Dos días después zarpamos de nuevo, pero no rumbo a África del Norte, sino a Baltimore para cargar más mercancía. Tardamos dos días en llegar, y entramos justamente cuando el Sol se levantaba sobre la bahía de Chesapeake. Subí a cubierta para ver lo que ocurría en tierra. Allá abajo, en el muelle, estaba una mujer con un sombrero de tres picos y guantes blancos. ¡Era mi madre! Tan pronto como la tripulación bajó la pasarela de desembarco, corrí hacia ella.
—¡Mamá, soy yo! —grité.
Nos unimos en un fuerte abrazo. Le pregunté cómo me había encontrado.
—Gracias a tu amigo Tex. Llamó por teléfono y me dijo que debía buscarte y llevarte a casa.
El señor Martínez estaba en el puente mirándonos.
—¡Vuelve al barco, muchacho, o te echaré!

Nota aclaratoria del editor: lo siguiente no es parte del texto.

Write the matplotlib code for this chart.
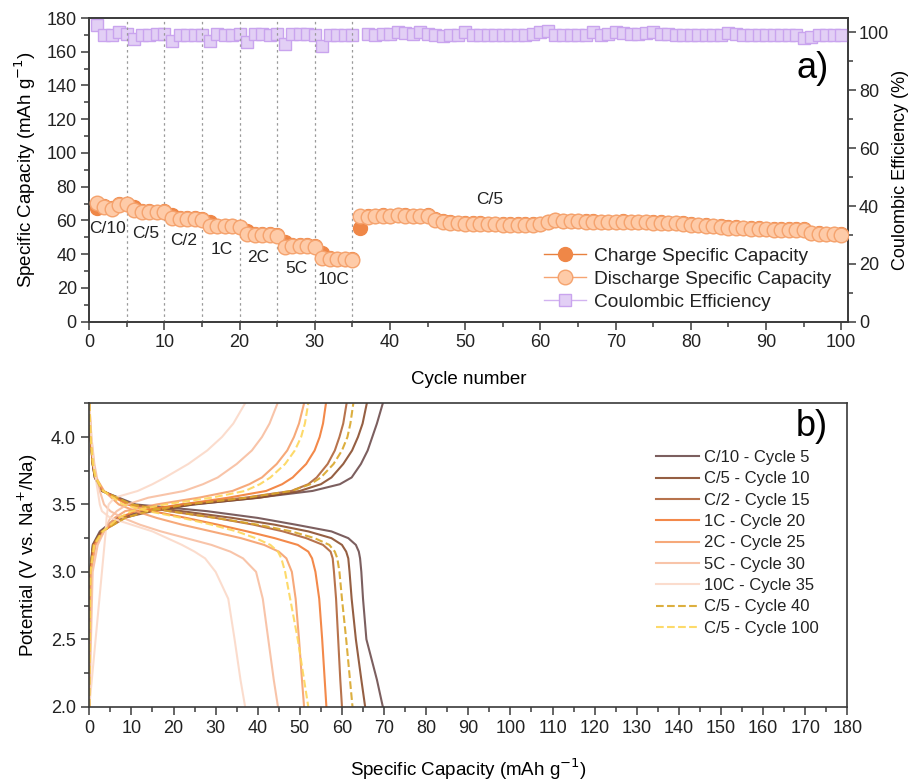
import matplotlib
matplotlib.use("Agg")
import matplotlib.pyplot as plt
from matplotlib.ticker import MultipleLocator
from matplotlib.lines import Line2D

plt.rcParams['font.family'] = ['Liberation Sans', 'DejaVu Sans']

# ---------------- Panel a data ----------------
cycles = list(range(1, 101))
discharge = [70.2, 67.9, 66.9, 69.2, 69.8,
             66.3, 65.3, 65.3, 65.0, 65.3,
             61.3, 61.0, 61.0, 61.0, 60.5,
             56.8, 56.5, 56.5, 56.5, 56.0,
             51.8, 51.5, 51.5, 51.5, 50.8,
             44.5, 45.0, 45.0, 45.0, 44.5,
             37.6, 37.0, 37.0, 37.0, 36.8,
             62.5, 62.3, 62.6, 62.8, 62.6, 63.3, 62.8, 62.6, 62.5, 62.9,
             60.3, 59.3, 58.6, 58.3, 58.2, 58.0, 58.0, 57.8, 57.7, 57.5,
             57.4, 57.5, 57.6, 57.4, 57.8, 58.8, 60.2, 59.6, 59.6, 59.5,
             59.3, 59.2, 59.0, 58.9, 59.0, 59.1, 59.0, 58.8, 58.8, 58.6,
             58.5, 58.4, 58.3, 58.0, 57.6, 57.2, 57.0, 56.6, 56.2, 55.8,
             55.6, 55.4, 55.2, 55.0, 54.8, 54.6, 54.6, 54.5, 54.4, 54.6,
             52.3, 52.0, 51.8, 51.7, 51.5]
charge = [67.3, 68.3, 67.5, 69.5, 70.0,
          68.0, 65.8, 65.6, 65.3, 65.5,
          63.5, 61.5, 61.3, 61.2, 60.8,
          59.0, 57.0, 56.8, 56.8, 56.3,
          53.8, 52.0, 51.8, 51.8, 51.2,
          47.5, 45.5, 45.3, 45.3, 45.0,
          40.5, 37.5, 37.3, 37.3, 37.1,
          55.4, 62.6, 62.9, 63.1, 62.9, 63.5, 63.1, 62.9, 62.8, 63.2,
          60.7, 59.6, 58.9, 58.6, 58.5, 58.3, 58.3, 58.1, 58.0, 57.8,
          57.7, 57.8, 57.9, 57.7, 58.1, 59.1, 60.4, 59.9, 59.9, 59.8,
          59.6, 59.5, 59.3, 59.2, 59.3, 59.4, 59.3, 59.1, 59.1, 58.9,
          58.8, 58.7, 58.6, 58.3, 57.9, 57.5, 57.3, 56.9, 56.5, 56.1,
          55.9, 55.7, 55.5, 55.3, 55.1, 54.9, 54.9, 54.8, 54.7, 55.0,
          52.6, 52.3, 52.1, 52.0, 51.8]
efficiency = [102.7, 99.0, 99.0, 100.0, 99.5,
              97.7, 99.0, 99.0, 99.5, 99.3,
              97.2, 99.0, 99.0, 99.0, 99.0,
              96.9, 99.3, 99.0, 99.0, 99.5,
              96.6, 99.3, 99.3, 99.0, 99.3,
              96.0, 99.3, 99.5, 99.3, 99.0,
              95.2, 99.0, 99.0, 99.0, 99.2,
              113.0, 99.5, 99.0, 99.3, 99.5, 100.2, 99.8, 99.5, 100.0, 99.5,
              99.0, 98.8, 99.2, 99.2, 100.0, 99.2, 99.2, 99.2, 99.2, 99.0,
              99.2, 99.0, 99.2, 99.4, 100.0, 100.6, 99.2, 99.2, 99.2, 99.2,
              99.2, 100.0, 99.2, 99.4, 100.0, 99.8, 99.6, 99.6, 99.8, 100.0,
              99.6, 99.4, 99.2, 99.2, 99.0, 99.0, 99.0, 99.2, 99.2, 99.8,
              99.4, 99.2, 99.2, 99.0, 99.0, 99.2, 99.0, 99.0, 99.0, 98.0,
              98.6, 99.2, 99.2, 99.2, 99.2]

rate_boundaries = [5, 10, 15, 20, 25, 30, 35]
rate_labels = ['C/10', 'C/5', 'C/2', '1C', '2C', '5C', '10C', 'C/5']
rate_label_pos = [(2.4, 55.5), (7.5, 52.4), (12.5, 48.0), (17.6, 42.5),
                  (22.5, 38.2), (27.6, 31.7), (32.5, 25.2), (53.2, 72.2)]

# ---------------- Panel b data ----------------
curve_labels = ['C/10 - Cycle 5', 'C/5 - Cycle 10', 'C/2 - Cycle 15', '1C - Cycle 20',
                '2C - Cycle 25', '5C - Cycle 30', '10C - Cycle 35',
                'C/5 - Cycle 40', 'C/5 - Cycle 100']
curve_colors = ['#6E4E4E', '#8A4E2E', '#B0643A', '#F27C36', '#F6A06C',
                '#F8BEA0', '#FBD9C8', '#D9A62A', '#FDD65A']
curve_styles = ['-', '-', '-', '-', '-', '-', '-', '--', '--']

charge_V = [2.0, 3.0, 3.2, 3.3, 3.4, 3.45, 3.5, 3.55, 3.6, 3.65, 3.7, 3.8, 3.9, 4.0, 4.1, 4.25]
charge_Q = [
    [0, 0.2, 0.8, 2.5, 6.5, 13, 25, 40, 53, 59.5, 62.3, 64.5, 66.1, 67.2, 68.3, 69.7],
    [0, 0.2, 0.9, 2.8, 8, 15, 24.5, 40.5, 50, 55, 57.5, 60.3, 62.4, 63.8, 64.9, 65.9],
    [0, 0.2, 1.0, 3, 8.5, 13.5, 22, 37, 48, 52, 54, 56.6, 58.3, 59.4, 60.3, 61.1],
    [0, 0.3, 1.2, 3.5, 7, 11, 22, 33, 42, 45.8, 48.3, 51.5, 53.5, 54.7, 55.5, 56.2],
    [0, 0.4, 1.5, 3.5, 6, 8.5, 16, 26, 34, 38, 41, 44.5, 47, 48.6, 49.8, 51],
    [0, 0.8, 2.0, 3.5, 5, 6.5, 9, 14, 22.5, 27, 30.5, 35, 38.6, 41, 42.8, 44.7],
    [0, 3.0, 3.6, 3.9, 4.1, 4.3, 4.6, 6, 11.5, 15, 18, 23.5, 28, 31.5, 34.2, 37],
    [0, 0.2, 1.0, 3, 8.5, 14, 23, 37.5, 48, 52.5, 55, 58, 60, 61.3, 62, 62.7],
    [0, 0.3, 1.2, 3.2, 7, 10, 18, 29, 37, 40.5, 43, 46.5, 48.8, 50.3, 51.2, 52],
]
discharge_V = [4.25, 4.0, 3.8, 3.7, 3.6, 3.5, 3.45, 3.4, 3.35, 3.3, 3.25, 3.2, 3.15,
               3.1, 3.0, 2.8, 2.5, 2.2, 2.0]
discharge_Q = [
    [0, 0.3, 0.8, 1.3, 3, 11, 28, 40, 49, 57.5, 61.5, 63.3, 64.0, 64.3, 64.6, 65, 65.8, 68.3, 69.7],
    [0, 0.3, 0.8, 1.3, 3, 10, 22, 34, 44, 52, 57.5, 60, 61, 61.5, 61.8, 62.3, 63.3, 64.6, 65.5],
    [0, 0.3, 0.8, 1.4, 3.2, 10, 19, 30, 39, 46, 51.5, 55.5, 57.3, 57.8, 58.1, 58.6, 59.1, 59.6, 60],
    [0, 0.3, 0.9, 1.5, 3.3, 9, 15, 23, 30.5, 37.5, 44, 49.5, 52, 52.9, 53.7, 54.6, 55.3, 55.9, 56.3],
    [0, 0.4, 1.0, 1.6, 3.5, 7, 11, 16, 22, 29, 36, 41.5, 45, 46.8, 48.1, 49, 49.8, 50.5, 51],
    [0, 0.5, 1.2, 1.8, 2.5, 3.5, 5, 8, 12, 17, 23, 29, 33.5, 36.5, 39.6, 41.2, 42.5, 43.8, 44.8],
    [0, 0.5, 1.0, 1.5, 2.0, 2.5, 3.0, 5, 10, 15, 18.5, 22, 25, 27.5, 30, 33, 34.5, 35.9, 37],
    [0, 0.3, 0.8, 1.4, 3.2, 10, 19, 30, 40, 48, 53.5, 57, 58.3, 58.9, 59.4, 60, 61, 61.9, 62.5],
    [0, 0.3, 0.9, 1.5, 3.3, 8, 14, 22, 29, 35, 39.5, 43, 44.8, 45.6, 46.5, 47.7, 49.5, 51, 52],
]

# ---------------- Figure ----------------
W, H = 914, 780
fig = plt.figure(figsize=(W / 100, H / 100), dpi=100)
spine_c = '#3a3a3a'
tick_fs = 13
lab_fs = 13.5

ax = fig.add_axes([89.3 / W, 1 - 321.7 / H, (848 - 89.3) / W, (321.7 - 18) / H])
ax2 = ax.twinx()

for b in rate_boundaries:
    ax.axvline(b, color='#9a9a9a', ls=(0, (2, 2.5)), lw=0.9, zorder=1)

ce_style = dict(color='#D2B3F0', lw=1.0, marker='s', ms=8.5, mfc='#E2CFF5', mec='#C9A4EE', mew=1.0)
ch_style = dict(color='#E8803E', lw=1.0, marker='o', ms=10, mfc='#EF8747', mec='#EF8747')
dc_style = dict(color='#F6A472', lw=1.0, marker='o', ms=10.5, mfc='#FECBA8', mec='#F5A36E', mew=1.0)

ax2.plot(cycles, efficiency, **{**ce_style, 'ls': 'none'}, zorder=3)
ax.plot(cycles, charge, **{**ch_style, 'ls': 'none'}, zorder=4)
ax.plot(cycles, discharge, **{**dc_style, 'ls': 'none'}, zorder=5)
ax.set_zorder(ax2.get_zorder() + 1)
ax.patch.set_visible(False)

for lab, (xp, yp) in zip(rate_labels, rate_label_pos):
    ax.text(xp, yp, lab, fontsize=12.5, ha='center', va='center', color='#222222', zorder=6)

ax.set_xlim(0, 100.9)
ax.set_ylim(0, 180)
ax2.set_ylim(0, 105)
ax.xaxis.set_major_locator(MultipleLocator(10))
ax.xaxis.set_minor_locator(MultipleLocator(5))
ax.yaxis.set_major_locator(MultipleLocator(20))
ax.yaxis.set_minor_locator(MultipleLocator(10))
ax2.yaxis.set_major_locator(MultipleLocator(20))
ax2.yaxis.set_minor_locator(MultipleLocator(10))
ax.set_xlabel('Cycle number', fontsize=lab_fs, labelpad=14)
ax.set_ylabel('Specific Capacity (mAh g$^{-1}$)', fontsize=lab_fs, labelpad=6)
ax2.set_ylabel('Coulombic Efficiency (%)', fontsize=13, labelpad=2)
for a in (ax, ax2):
    a.tick_params(which='major', direction='out', length=6, width=1.1, color=spine_c,
                  labelsize=tick_fs, labelcolor='#222222', pad=3)
    a.tick_params(which='minor', direction='out', length=3.5, width=1.1, color=spine_c)
    for s in a.spines.values():
        s.set_color(spine_c)
        s.set_linewidth(1.2)
ax.tick_params(axis='y', which='both', right=False)
ax.tick_params(axis='x', which='both', top=False)
ax2.tick_params(axis='y', pad=2)

ax.text(0.975, 0.835, 'a)', transform=ax.transAxes, fontsize=26, ha='right', va='center')
leg_a = [Line2D([], [], **ch_style), Line2D([], [], **dc_style), Line2D([], [], **ce_style)]
ax.legend(leg_a,
          ['Charge Specific Capacity', 'Discharge Specific Capacity', 'Coulombic Efficiency'],
          loc='lower right', bbox_to_anchor=(1.0, -0.02), frameon=False, fontsize=13.8,
          handlelength=2.2, handletextpad=0.4, labelspacing=0.28, labelcolor='#222222')

# ---------------- Panel b ----------------
bx = fig.add_axes([89.3 / W, 1 - 706.7 / H, (847.3 - 89.3) / W, (706.7 - 403.3) / H])
handles = []
for i in range(len(curve_labels)):
    bx.plot(charge_Q[i], charge_V, color=curve_colors[i],
            ls=curve_styles[i], lw=1.5, alpha=0.9)
    h, = bx.plot(discharge_Q[i], discharge_V, color=curve_colors[i],
                 ls=curve_styles[i], lw=1.5, alpha=0.9)
    handles.append(h)
bx.set_xlim(0, 180)
bx.set_ylim(2.0, 4.25)
bx.xaxis.set_major_locator(MultipleLocator(10))
bx.xaxis.set_minor_locator(MultipleLocator(5))
bx.yaxis.set_major_locator(MultipleLocator(0.5))
bx.yaxis.set_minor_locator(MultipleLocator(0.25))
bx.tick_params(which='major', direction='out', length=6, width=1.1, color=spine_c,
               labelsize=tick_fs, labelcolor='#222222')
bx.tick_params(which='minor', direction='out', length=3.5, width=1.1, color=spine_c)
for s in bx.spines.values():
    s.set_color(spine_c)
    s.set_linewidth(1.2)
bx.set_xlabel('Specific Capacity (mAh g$^{-1}$)', fontsize=lab_fs, labelpad=14)
bx.set_ylabel('Potential (V vs. Na$^{+}$/Na)', fontsize=lab_fs, labelpad=8)
bx.text(0.975, 0.925, 'b)', transform=bx.transAxes, fontsize=26, ha='right', va='center')
bx.legend(handles, curve_labels, loc='upper left', bbox_to_anchor=(0.728, 0.895),
          frameon=False, fontsize=12, handlelength=2.6, handletextpad=0.3,
          labelspacing=0.38, labelcolor='#222222')

fig.savefig('out.png', dpi=100)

—¡No puede echarme porque renuncié! —repuse a gritos.
Regresamos por tren desde Baltimore. Nunca más vi a Tex, si bien por algún tiempo recibí tarjetas de él.
Tampoco volví al mar. Dejé el colegio para ir a la guerra, y volví para ser escritor y llevar una vida con más aventuras de las que jamás hubiera podido soñar. Me relacioné con personas de todos los ambientes sociales, pero ninguna ha sido tan importante para mí como el delgado y tatuado camarada de a bordo que me tendió la mano para sacarme de mi niñez.